Task description: Go through the data below and gather each line containing "with".

::::::::

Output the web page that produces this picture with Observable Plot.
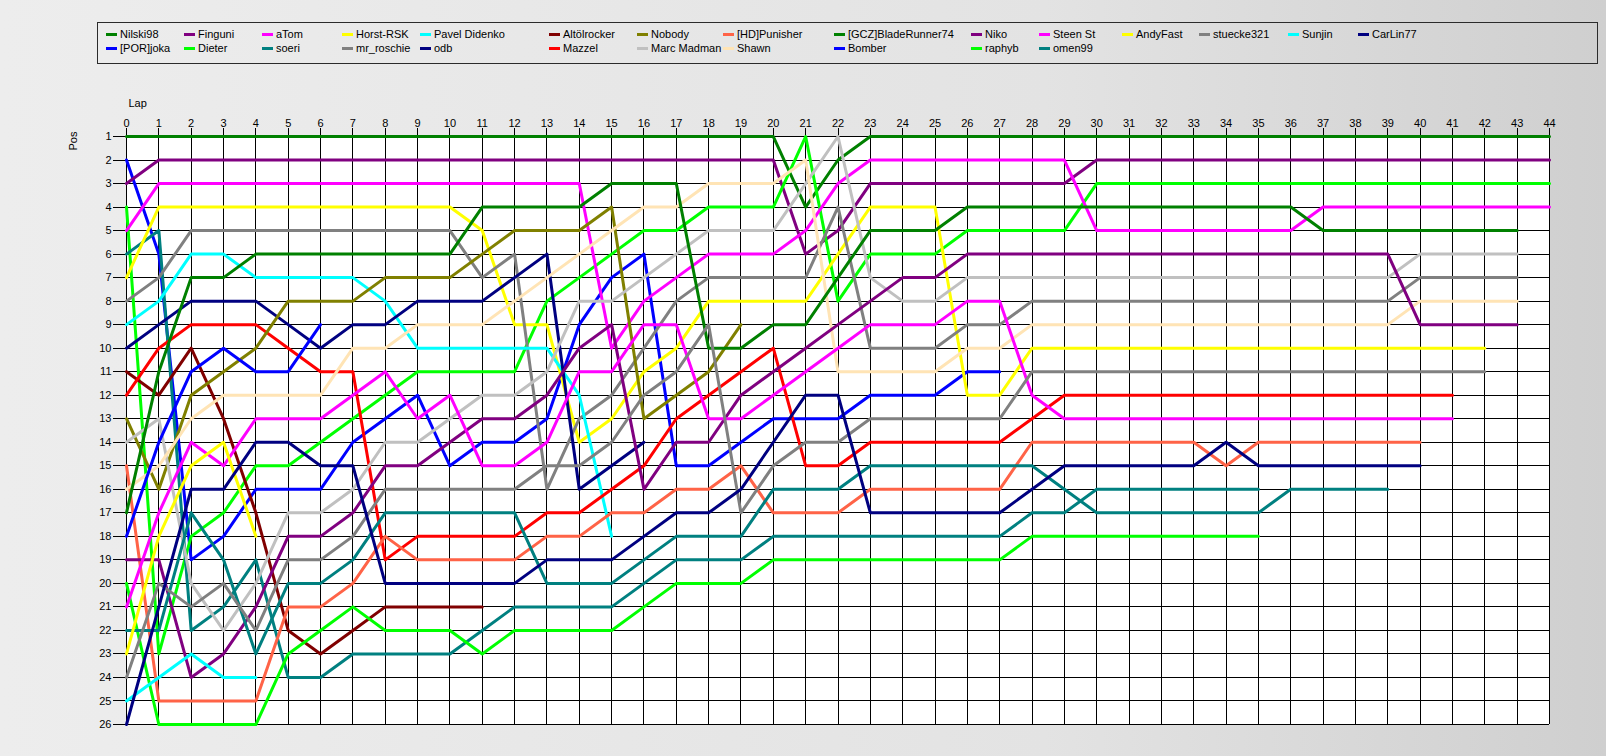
<!DOCTYPE html>
<html>
<head>
<meta charset="utf-8">
<script src="https://cdn.jsdelivr.net/npm/d3@7"></script>
<script src="https://cdn.jsdelivr.net/npm/@observablehq/plot@0.6"></script>
<style>
  html, body { margin: 0; padding: 0; }
  body {
    width: 1606px; height: 756px; overflow: hidden; position: relative;
    background: linear-gradient(to right, #ededed 0%, #e3e3e3 65%, #cfcfcf 100%);
    font-family: "Liberation Sans", Arial, sans-serif; font-size: 11px; color: #000;
  }
  #legend {
    position: absolute; left: 97px; top: 22px; width: 1501px; height: 42px;
    box-sizing: border-box; border: 1px solid #2b2b2b; padding: 4px 0 0 8px;
    display: grid; grid-template-rows: 14px 14px;
    grid-template-columns: 78px 78px 80px 78px 129px 88px 86px 111px 137px 68px 83px 77px 89px 70px auto;
  }
  .item { display: flex; align-items: center; white-space: nowrap; line-height: 14px; }
  .sw { width: 11px; height: 3px; margin-right: 3px; flex: none; }
  #chart { position: absolute; left: 0; top: 64px; }
</style>
</head>
<body>
<div id="legend"></div>
<div id="chart"></div>
<script>
// Drivers in starting-grid order (series order) and their line colours
const drivers = ["Nilski98", "[POR]joka", "Finguni", "Dieter", "aTom", "soeri", "Horst-RSK", "mr_roschie",
  "Pavel Didenko", "odb", "Altölrocker", "Mazzel", "Nobody", "Marc Madman", "[HD]Punisher", "Shawn",
  "[GCZ]BladeRunner74", "Bomber", "Niko", "raphyb", "Steen St", "omen99", "AndyFast", "stuecke321",
  "Sunjin", "CarLin77"];
const colors = ["#008000", "#0000FF", "#800080", "#00FF00", "#FF00FF", "#008080", "#FFFF00", "#808080",
  "#00FFFF", "#000080", "#800000", "#FF0000", "#808000", "#C0C0C0", "#FF6347", "#FFE4B5",
  "#008000", "#0000FF", "#800080", "#00FF00", "#FF00FF", "#008080", "#FFFF00", "#808080",
  "#00FFFF", "#000080"];

// Running position at the end of each lap (index = lap, starting with the grid at lap 0)
const posNilski98 = [1,1,1,1,1,1,1,1,1,1, 1,1,1,1,1,1,1,1,1,1, 1,4,2,1,1,1,1,1,1,1, 1,1,1,1,1,1,1,1,1,1, 1,1,1,1,1];
const posPORjoka = [2,6,19,18,16,16,16,14,13,12, 15,14,14,13,9,7,6,15,15,14, 13,13,13,12,12,12,11,11];
const posFinguni = [3,2,2,2,2,2,2,2,2,2, 2,2,2,2,2,2,2,2,2,2, 2,6,5,3,3,3,3,3,3,3, 2,2,2,2,2,2,2,2,2,2, 2,2,2,2,2];
const posDieter = [4,23,18,17,15,15,14,13,12,11, 11,11,11,8,7,6,5,5,4,4, 4,1,8,6,6,6,5,5,5,5, 3,3,3,3,3,3,3,3,3,3, 3,3,3,3,3];
const posATom = [5,3,3,3,3,3,3,3,3,3, 3,3,3,3,3,10,8,7,6,6, 6,5,3,2,2,2,2,2,2,2, 5,5,5,5,5,5,5,4,4,4, 4,4,4,4,4];
const posSoeri = [6,5,22,21,19,24,24,23,23,23, 23,22,21,21,21,21,20,19,19,19, 18,18,18,18,18,18,18,18,17,17, 16,16,16,16,16,16];
const posHorstRSK = [7,4,4,4,4,4,4,4,4,4, 4,5,9,9,14,13,11,10,8,8, 8,8,6,4,4,4,12,12,10,10, 10,10,10,10,10,10,10,10,10,10, 10,10,10];
const posMrRoschie = [8,7,5,5,5,5,5,5,5,5, 5,7,6,16,13,12,10,8,7,7, 7,7,4,10,10,10,9,9,8,8, 8,8,8,8,8,8,8,8,8,8, 7,7,7,7];
const posPavel = [9,8,6,6,7,7,7,7,8,10, 10,10,10,10,12,18];
const posOdb = [10,9,8,8,8,9,10,9,9,8, 8,8,7,6,16,15,14];
const posAltoelrocker = [11,12,10,13,17,22,23,22,21,21, 21,21];
const posMazzel = [12,10,9,9,9,10,11,11,19,18, 18,18,18,17,17,16,15,13,12,11, 10,15,15,14,14,14,14,14,13,12, 12,12,12,12,12,12,12,12,12,12, 12,12];
const posNobody = [13,16,12,11,10,8,8,8,7,7, 7,6,5,5,5,4,13,12,11,9];
const posMarcMadman = [14,13,20,22,20,17,17,16,14,14, 13,12,12,11,8,8,7,6,5,5, 5,3,1,7,8,8,7,7,7,7, 7,7,7,7,7,7,7,7,7,7, 6,6,6,6];
const posHDPunisher = [15,25,25,25,25,21,21,20,18,19, 19,19,19,18,18,17,17,16,16,15, 17,17,17,16,16,16,16,16,14,14, 14,14,14,14,15,14,14,14,14,14, 14];
const posShawn = [16,15,13,12,12,12,12,10,10,9, 9,9,8,7,6,5,4,4,3,3, 3,2,11,11,11,11,10,10,9,9, 9,9,9,9,9,9,9,9,9,9, 8,8,8,8];
const posBladeRunner = [17,11,7,7,6,6,6,6,6,6, 6,4,4,4,4,3,3,3,10,10, 9,9,7,5,5,5,4,4,4,4, 4,4,4,4,4,4,4,5,5,5, 5,5,5,5];
const posBomber = [18,14,11,10,11,11,9];
const posNiko = [19,19,24,23,21,18,18,17,15,15, 14,13,13,12,10,9,16,14,14,12, 11,10,9,8,7,7,6,6,6,6, 6,6,6,6,6,6,6,6,6,6, 9,9,9,9];
const posRaphyb = [20,26,26,26,26,23,22,21,22,22, 22,23,22,22,22,22,21,20,20,20, 19,19,19,19,19,19,19,19,18,18, 18,18,18,18,18,18];
const posSteenSt = [21,17,14,15,13,13,13,12,11,13, 12,15,15,14,11,11,9,9,13,13, 12,11,10,9,9,9,8,8,12,13, 13,13,13,13,13,13,13,13,13,13, 13,13];
const posOmen99 = [22,22,17,19,23,20,20,19,17,17, 17,17,17,20,20,20,19,18,18,18, 16,16,16,15,15,15,15,15,15,16, 17,17,17,17,17,17,16,16,16,16];
const posAndyFast = [23,18,15,14,18];
const posStuecke321 = [24,20,21,20,22,19,19,18,16,16, 16,16,16,15,15,14,12,11,9,17, 15,14,14,13,13,13,13,13,11,11, 11,11,11,11,11,11,11,11,11,11, 11,11,11];
const posSunjin = [25,24,23,24,24];
const posCarLin77 = [26,21,16,16,14,14,15,15,20,20, 20,20,20,19,19,19,18,17,17,16, 14,12,12,17,17,17,17,17,16,15, 15,15,15,15,14,15,15,15,15,15, 15];

const lapTicks = d3.range(0, 45);
const posTicks = d3.range(1, 27);

const series = [posNilski98, posPORjoka, posFinguni, posDieter, posATom, posSoeri, posHorstRSK, posMrRoschie,
  posPavel, posOdb, posAltoelrocker, posMazzel, posNobody, posMarcMadman, posHDPunisher, posShawn,
  posBladeRunner, posBomber, posNiko, posRaphyb, posSteenSt, posOmen99, posAndyFast, posStuecke321,
  posSunjin, posCarLin77];

// Long table: one row per driver and lap
const rows = [];
drivers.forEach((name, i) => {
  series[i].forEach((pos, lap) => rows.push({name, lap, pos, color: colors[i]}));
});

// Legend: first 22 entries fill two rows column by column, the rest continue on the top row
const legend = document.getElementById("legend");
drivers.forEach((name, i) => {
  const item = document.createElement("div");
  item.className = "item";
  const col = i < 22 ? Math.floor(i / 2) + 1 : 12 + (i - 22);
  const row = i < 22 ? (i % 2) + 1 : 1;
  item.style.gridColumn = col;
  item.style.gridRow = row;
  const sw = document.createElement("span");
  sw.className = "sw";
  sw.style.background = colors[i];
  const label = document.createElement("span");
  label.textContent = name;
  item.append(sw, label);
  legend.append(item);
});

const chart = Plot.plot({
  width: 1606,
  height: 692,
  marginLeft: 126,
  marginRight: 57,
  marginTop: 72,
  marginBottom: 32,
  x: {domain: [0, 44]},
  y: {domain: [1, 26], reverse: true},
  color: {type: "identity"},
  style: {fontFamily: "'Liberation Sans', Arial, sans-serif", fontSize: "11px", background: "transparent", color: "#000"},
  marks: [
    Plot.frame({fill: "white", stroke: null}),
    Plot.ruleX(lapTicks, {stroke: "#000", strokeWidth: 1, shapeRendering: "crispEdges"}),
    Plot.ruleY(posTicks, {stroke: "#000", strokeWidth: 1, shapeRendering: "crispEdges"}),
    Plot.axisX({ticks: lapTicks, anchor: "top", tickSize: 9, tickPadding: 1, label: null, tickFormat: d => d, shapeRendering: "crispEdges"}),
    Plot.axisY({ticks: posTicks, anchor: "left", tickSize: 13, tickPadding: 2, label: null, tickFormat: d => d, shapeRendering: "crispEdges"}),
    Plot.line(rows, {x: "lap", y: "pos", z: "name", stroke: "color", strokeWidth: 3}),
    Plot.text(["Lap"], {text: d => d, frameAnchor: "top-left", dx: 2, dy: -37, textAnchor: "start"}),
    Plot.text(["Pos"], {text: d => d, frameAnchor: "top-left", dx: -57, dy: 14, rotate: -90})
  ]
});
document.getElementById("chart").append(chart);
</script>
</body>
</html>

::::::::

Result:
Output the web page that produces this picture with Observable Plot.
// Running position at the end of each lap (index = lap, starting with the grid at lap 0)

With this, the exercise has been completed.